Right now, I am sitting in Starbucks watching Japanese passersby, a week into my experience in their home and culture. And I know, “I’m sitting in Starbucks” was probably not the best way to start a blog post about the cool foreign culture I’m experiencing, but an unfortunate part of Japanese culture is that free Wi-Fi is harder to come by than you would think, so yes, I am a cliché American right now. Deal with it.

As soon as I boarded the plane on Saturday night, I became an outsider, and was thrown into a culture so different from the only one I have ever known. Culture shock is a commonly referenced phenomenon that I never understood. A week ago, I would have said that it carries a strictly negative connotation. However,

The Mizuno Headquarters building in Osaka, Japan

I have come to a much different understanding. While being thrown into a different culture is obviously difficult and overwhelming, it is a great kind of overwhelming. I have been exposed to so much and have learned and grown more in a week than I could have in an entire summer at home.

On Monday, upon arrival in Osaka, a Mizuno employee, Yuriko, picked us up from the airport and took us to the Mizuno dorms. She had an energy that I have come to recognize is a quality special to the Japanese. Every one I have come into contact with has been so purposeful. When at a store, the cashiers treat every interaction with attention and care I have rarely seen in America.

After taking the rest of Monday to get settled (staying awake until 8:30 P.M. was a struggle that Yuriko and Sean enjoyed laughing at), we went to the Mizuno headquarters office on Tuesday where we were introduced to another culture, the Mizuno business culture. While Mizuno is  more relaxed than other Japanese businesses, there are definitely certain formalities that wouldn’t be found in a Western work place. One of the first things we did upon our arrival was meet the supervisor of the HR department, who had everyone on the floor stand up as introductions were made and we bowed to everyone and everyone returned the bowing gesture very respectfully and clapped for us. It was nerve wracking. The day from there was filled with various orientation type meetings and tours of the building.


During the rest of the week, we toured various Mizuno factories, retail stores, and gym facilities.
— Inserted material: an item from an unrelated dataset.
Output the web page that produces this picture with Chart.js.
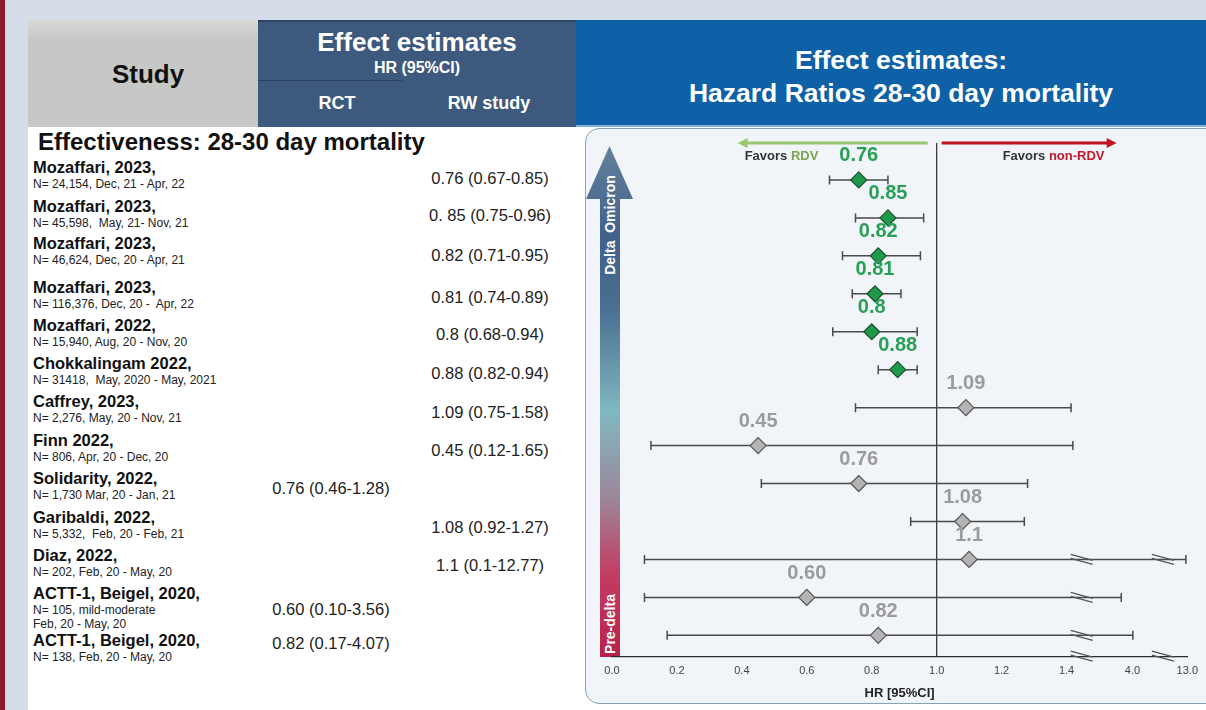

Again, I felt a weird sort of guilt because everyone treated us with such kindness and care that, as a lowly intern for America, I did not deserve. There was a lot of really cool things, but one thing that stood out to me the most is how passionate Mizuno employees were about sports and the products they were selling. Rihachi Mizuno started the company because he wanted to spread baseball to all of Japan, and that sort of passion in sports and being active is still prevalent in the company today.

On Thursday, one of our superiors treated us to ice cream on some mysterious warm, buttery bun. I have no idea what it was, but it was amazing. 

I could go on and on about the funny and amazing experiences I have had so far and all the amazing people I  have met, but I will leave you with one last anecdote. On Friday we were touring different athletic facilities Mizuno owns or runs and we stopped in at a table tennis facility. All of a sudden, they were having us put on table tennis shoes and a professional Japanese table tennis player was motioning to us how to stand and hit the ball. She didn’t speak any English and at one point was saying “knee” when she meant “elbow,” but somehow she succeeded in teaching me how you are actually supposed to hit a table tennis ball, spin and all, in about three minutes with no English. It was incredible.